Texte intégral
Une négociation importante et serrée est engagée à Seattle où 135 Etats sont appelés à recenser les priorités et les règles du commerce mondial. Cette négociation va durer plusieurs années : l'accord final reflétera la conception que la communauté internationale se fait de la mondialisation économique.
Pouvons-nous élargir les perspectives du commerce international en fixant parallèlement des règles sociales éthiques ? Cette question est cruciale aux yeux de tous ceux qui ont pris conscience que la mondialisation n'était pas la fin de l'Histoire mais un phénomène économique nouveau qui devait être régulé pour être mis au service de la croissance mais aussi du sort de la condition humaine. D'une certaine façon, la politique doit réinvestir l'économie afin qu'elle ne s'apparente pas à une jungle sauvage.
De nombreux États, dont les USA, ne partagent pas cette conception maîtrisée de l'économie mondiale. Le rapport de force est donc inévitable.
Pour gagner ce rapport de force, il faut avancer avec des idées simples et directes. Certains, en France, estiment que nous devrions refuser d'engager un nouveau cycle de négociations. Ils souhaitent que la communauté internationale fasse une pause dans la course à la mondialisation. Cette option est illusoire. Elle néglige, en outre, le fait que la France est elle-même une puissance exportatrice. Cette option doit être écartée. Il faut donc négocier, et j'ajouterai, négocier, durement. Ne nous leurrons pas, la globalisation économique est actuellement l'oeuvre principale de la puissance américaine. Ne pas négocier, c'est accepter cet état de fait.
L'Europe – c'est un atout ! – se présente à Seattle de façon unie. Je souhaite que le mandat qui a été fixé au commissaire européen soit respecté à la lettre et contrôlé par les États de l'Union européenne. Pour ne pas rééditer l'erreur de 1993 sur le dossier du Gatt, cette négociation doit être abordée comme une affaire politique et non technique.
* Tout mettre sur la table
Cette négociation ne peut être, par ailleurs, qu'une négociation large intégrant l'ensemble des aspects du commerce international. Les États-Unis, implicitement appuyés par certains pays en voie de développement, veulent confiner la négociation à l'agriculture mais aussi aux services et à la culture. Ceci ne doit pas être accepté. Non seulement parce que nous n'avons pas de raisons objectives à nous plier en ces domaines aux exigences des USA mais également parce que ce serait remettre à plus tard les questions de fond que pose l'organisation du capitalisme mondialisé.

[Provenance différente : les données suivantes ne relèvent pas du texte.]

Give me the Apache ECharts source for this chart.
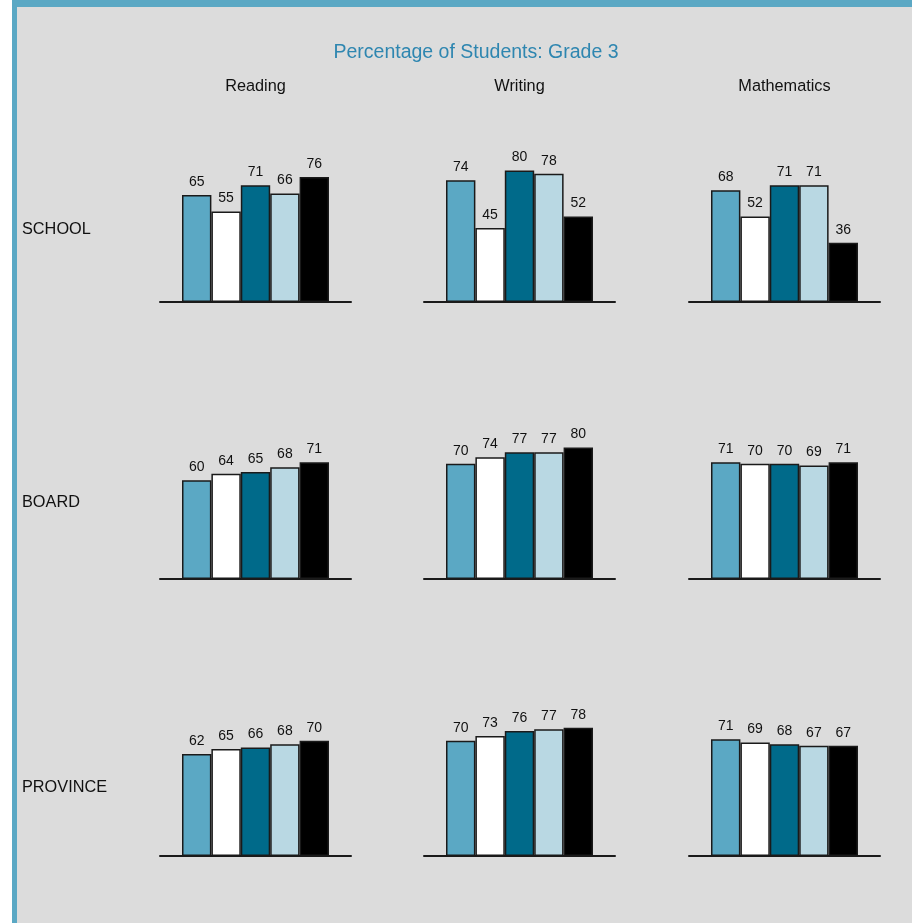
<!DOCTYPE html>
<html>
<head>
<meta charset="utf-8">
<script src="https://cdn.jsdelivr.net/npm/echarts@6/dist/echarts.min.js"></script>
<style>
  html, body { margin: 0; padding: 0; background: #ffffff; }
  #chart { width: 919px; height: 923px; }
</style>
</head>
<body>
<div id="chart"></div>
<script>
// Subjects (columns) and comparison levels (rows)
const subjects = ['Reading', 'Writing', 'Mathematics'];
const levels = ['SCHOOL', 'BOARD', 'PROVINCE'];

// Percentage of students, five results per subject, in subject order
const schoolValues = [
  [65, 55, 71, 66, 76],
  [74, 45, 80, 78, 52],
  [68, 52, 71, 71, 36]
];
const boardValues = [
  [60, 64, 65, 68, 71],
  [70, 74, 77, 77, 80],
  [71, 70, 70, 69, 71]
];
const provinceValues = [
  [62, 65, 66, 68, 70],
  [70, 73, 76, 77, 78],
  [71, 69, 68, 67, 67]
];
const levelValues = [schoolValues, boardValues, provinceValues];

// Bar fill for each of the five results
const barColors = ['#5ba8c4', '#ffffff', '#006a8a', '#b9d8e3', '#000000'];

const FONT = '"Liberation Sans", Arial, sans-serif';
const colLeft = [160, 424, 689];
const gridWidth = 191;
const baseLines = [302, 579, 856];
const rowLabelY = [230, 503, 788];
const plotHeight = 164.5;

const grids = [], xAxes = [], yAxes = [], series = [];

// Frame: grey panel with a blue band along the top and left edges
const graphics = [
  { type: 'rect', z: -10, shape: { x: 12, y: 0, width: 900, height: 923 }, style: { fill: '#dcdcdc' } },
  { type: 'rect', z: -9, shape: { x: 12, y: 0, width: 900, height: 7 }, style: { fill: '#5ba8c4' } },
  { type: 'rect', z: -9, shape: { x: 12, y: 0, width: 5, height: 923 }, style: { fill: '#5ba8c4' } },
  {
    type: 'text', x: 476, y: 53,
    style: {
      text: 'Percentage of Students: Grade 3', font: '19.5px ' + FONT,
      fill: '#2e86b0', textAlign: 'center', textVerticalAlign: 'middle'
    }
  }
];

subjects.forEach((s, c) => {
  graphics.push({
    type: 'text', x: colLeft[c] + gridWidth / 2, y: 87,
    style: {
      text: s, font: '16.3px ' + FONT, fill: '#111',
      textAlign: 'center', textVerticalAlign: 'middle'
    }
  });
});

levels.forEach((lv, r) => {
  graphics.push({
    type: 'text', x: 22, y: rowLabelY[r],
    style: {
      text: lv, font: '16.3px ' + FONT, fill: '#111',
      textAlign: 'left', textVerticalAlign: 'middle'
    }
  });
  subjects.forEach((s, c) => {
    const idx = grids.length;
    grids.push({
      left: colLeft[c],
      top: baseLines[r] - plotHeight,
      width: gridWidth,
      height: plotHeight
    });
    xAxes.push({
      gridIndex: idx, type: 'category', data: [s],
      axisLine: { show: true, lineStyle: { color: '#1a1a1a', width: 2 } },
      axisTick: { show: false }, axisLabel: { show: false }, splitLine: { show: false }
    });
    yAxes.push({
      gridIndex: idx, type: 'value', min: 0, max: 100,
      show: false, splitLine: { show: false }
    });
    levelValues[r][c].forEach((v, k) => {
      series.push({
        type: 'bar',
        name: lv + ' ' + s + ' ' + (k + 1),
        xAxisIndex: idx, yAxisIndex: idx,
        data: [v],
        barWidth: 29.4,
        barGap: '0%',
        itemStyle: { color: barColors[k], borderColor: '#1a1a1a', borderWidth: 1.5 },
        label: {
          show: true, position: 'top', distance: 6,
          fontFamily: FONT, fontSize: 14, color: '#111'
        },
        silent: true,
        animation: false
      });
    });
  });
});

const chart = echarts.init(document.getElementById('chart'), null, { renderer: 'canvas' });
chart.setOption({
  backgroundColor: '#ffffff',
  animation: false,
  graphic: graphics,
  grid: grids,
  xAxis: xAxes,
  yAxis: yAxes,
  series: series
});
</script>
</body>
</html>
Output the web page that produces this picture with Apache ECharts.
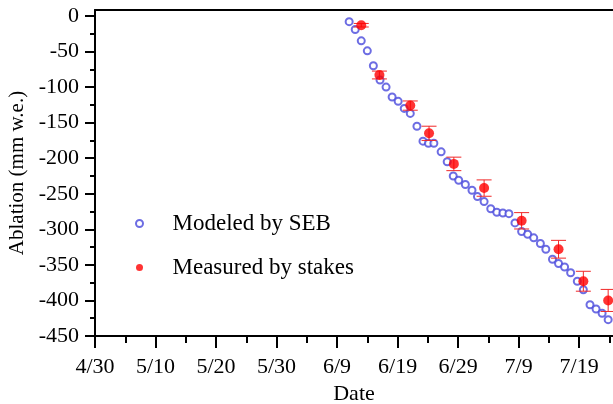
<!DOCTYPE html>
<html>
<head>
<meta charset="utf-8">
<script src="https://cdn.jsdelivr.net/npm/echarts@6/dist/echarts.min.js"></script>
<style>
html,body{margin:0;padding:0;background:#fff}
#view-chart{width:613px;height:404px}
</style>
</head>
<body>
<div id="view-chart"></div>
<script>
// days counted from 4/30 (day 0)
var dateLabels = ["4/30", "5/10", "5/20", "5/30", "6/9", "6/19", "6/29", "7/9", "7/19"];
var majorDays = [0, 10, 20, 30, 40, 50, 60, 70, 80];
var minorDays = [5, 15, 25, 35, 45, 55, 65, 75, 85];
var yTicks = [-450, -400, -350, -300, -250, -200, -150, -100, -50, 0];
var yMinor = [-425, -375, -325, -275, -225, -175, -125, -75, -25];

var modelDay = [42.0, 43.0, 44.0, 45.0, 46.0, 47.1, 48.1, 49.1, 50.1, 51.1, 52.1, 53.2, 54.2, 55.1, 56.0, 57.2, 58.2, 59.2, 60.1, 61.2, 62.3, 63.2, 64.3, 65.4, 66.4, 67.4, 68.4, 69.4, 70.5, 71.5, 72.5, 73.6, 74.5, 75.6, 76.6, 77.6, 78.6, 79.7, 80.7, 81.8, 82.8, 83.8, 84.8];
var modelVal = [-8, -19, -35, -49, -70, -90, -100, -114, -120, -130, -137, -155, -176, -179, -179, -191, -205, -225, -231, -237, -245, -254, -261, -271, -276, -277, -278, -291, -303, -307, -312, -320, -328, -342, -348, -353, -361, -373, -385, -406, -412, -418, -427];

var stakeDay = [44.0, 47.0, 52.1, 55.2, 59.3, 64.3, 70.5, 76.6, 80.7, 84.8];
var stakeVal = [-13, -83, -126, -165, -208, -242, -288, -328, -373, -400];
var stakeErr = [2.5, 5.5, 6.5, 10, 9.5, 11.5, 11.5, 12.5, 14, 15.5];

var font = "'Liberation Serif', 'Times New Roman', serif";
var xMax = 85.6, yMax = 8.4;

var modelData = modelDay.map(function(d, i) { return [d, modelVal[i]] });
var stakeData = stakeDay.map(function(d, i) { return [d, stakeVal[i]] });
var errData = stakeDay.map(function(d, i) { return [d, stakeVal[i], stakeErr[i]] });

var myChart = echarts.init(document.getElementById("view-chart"));
var option = {
	animation: false,
	backgroundColor: "#fff",
	textStyle: { fontFamily: font, color: "#000" },
	grid: { left: 95, right: 0, top: 10, bottom: 68, outerBoundsMode: "none", containLabel: false },
	legend: {
		orient: "vertical",
		left: 130,
		top: 207,
		itemWidth: 56,
		itemHeight: 7,
		itemGap: 21,
		textStyle: { fontFamily: font, fontSize: 23, color: "#000" },
		data: [{ name: "Modeled by SEB", icon: "emptyCircle" }, { name: "Measured by stakes", icon: "circle" }]
	},
	xAxis: [{
		type: "value", min: 0, max: xMax, position: "bottom",
		name: "Date", nameLocation: "middle", nameGap: 45,
		nameTextStyle: { fontFamily: font, fontSize: 22, color: "#000" },
		axisLine: { onZero: false, lineStyle: { color: "#000", width: 2 } },
		axisTick: { customValues: majorDays, length: 12, lineStyle: { color: "#000", width: 2 } },
		axisLabel: {
			customValues: majorDays, margin: 20, fontFamily: font, fontSize: 22, color: "#000",
			formatter: function(v) { return dateLabels[Math.round(v / 10)] }
		},
		splitLine: { show: false }
	}, {
		type: "value", min: 0, max: xMax, position: "top",
		axisLine: { onZero: false, lineStyle: { color: "#000", width: 2 } },
		axisTick: { show: false }, axisLabel: { show: false }, splitLine: { show: false }
	}, {
		type: "value", min: 0, max: xMax, position: "bottom",
		axisLine: { show: false, onZero: false },
		axisTick: { customValues: minorDays, length: 7, lineStyle: { color: "#000", width: 2 } },
		axisLabel: { show: false }, splitLine: { show: false }
	}],
	yAxis: [{
		type: "value", min: -450, max: yMax, position: "left",
		name: "Ablation (mm w.e.)", nameLocation: "middle", nameGap: 65,
		nameTextStyle: { fontFamily: font, fontSize: 21, color: "#000" },
		axisLine: { onZero: false, lineStyle: { color: "#000", width: 2 } },
		axisTick: { customValues: yTicks, length: 10, lineStyle: { color: "#000", width: 2 } },
		axisLabel: { customValues: yTicks, margin: 16, fontFamily: font, fontSize: 22, color: "#000" },
		splitLine: { show: false }
	}, {
		type: "value", min: -450, max: yMax, position: "left",
		axisLine: { show: false, onZero: false },
		axisTick: { customValues: yMinor, length: 5, lineStyle: { color: "#000", width: 2 } },
		axisLabel: { show: false }, splitLine: { show: false }
	}],
	series: [{
		name: "Modeled by SEB",
		type: "scatter",
		symbol: "emptyCircle",
		symbolSize: 7,
		itemStyle: { color: "#4848dc", borderWidth: 1 },
		data: modelData,
		z: 2
	}, {
		name: "err",
		type: "custom",
		data: errData,
		encode: { x: 0, y: 1 },
		z: 3,
		renderItem: function(params, api) {
			var x = api.value(0), v = api.value(1), e = api.value(2);
			var hi = api.coord([x, v + e]), lo = api.coord([x, v - e]);
			var st = { stroke: "#f02828", lineWidth: 1 };
			return {
				type: "group",
				children: [
					{ type: "line", shape: { x1: hi[0], y1: hi[1], x2: lo[0], y2: lo[1] }, style: st },
					{ type: "line", shape: { x1: hi[0] - 7.5, y1: hi[1], x2: hi[0] + 7.5, y2: hi[1] }, style: st },
					{ type: "line", shape: { x1: lo[0] - 7.5, y1: lo[1], x2: lo[0] + 7.5, y2: lo[1] }, style: st }
				]
			}
		}
	}, {
		name: "Measured by stakes",
		type: "scatter",
		symbol: "circle",
		symbolSize: 10,
		itemStyle: { color: "#ff0000" },
		data: stakeData,
		z: 4
	}]
};
myChart.setOption(option);
</script>
</body>
</html>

Nous ne réglerons pas tout à Seattle mais du moins tout doit être mis sur la table. L'Europe doit faire partager une conception équilibrée de la liberté économique qui prend en compte la notion de régulation qui intègre les normes sociales, sanitaires, culturelles et environnementales. Certains pays en voie de développement estiment que cette conception équilibrée est trop exigeante. On ne peut, en effet, imposer aux pays les plus pauvres qu'ils adoptent instantanément nos normes occidentales. C'est pourquoi il faut, ici avancer de façon pragmatique, en fixant des étapes commerciales liées aux efforts progressifs réalisés sur le plan social. Depuis les accords de Marrakech, en 1994, les pays les plus déshérités n'ont que modestement bénéficié de l'ouverture des marchés. Il convient donc d'élaborer une stratégie de développement coordonnée au plan international.
Au-delà même de Seattle, d'autres questions se posent. Comment repenser l'architecture confuse des institutions internationales (OMC, FMI, Banque mondiale, G8, OIT), comment maîtriser les flux financiers et lutter contre les paradis fiscaux, comment gérer les conséquences de l'entrée de la Chine dans l'OMC avec ses un milliard de consommateurs et les inévitables problèmes d'environnement que son décollement économique posera ? Voilà les grandes questions de l'avenir sur lesquelles nous devons anticiper.
Voilà pourquoi nous devons négocier, voilà ce que nous avons à défendre et à dire à l'OMC. Toute négociation est un rapport de force. L'Europe a les moyens de faire entendre sa voix et, je l'espère, respecter ses choix.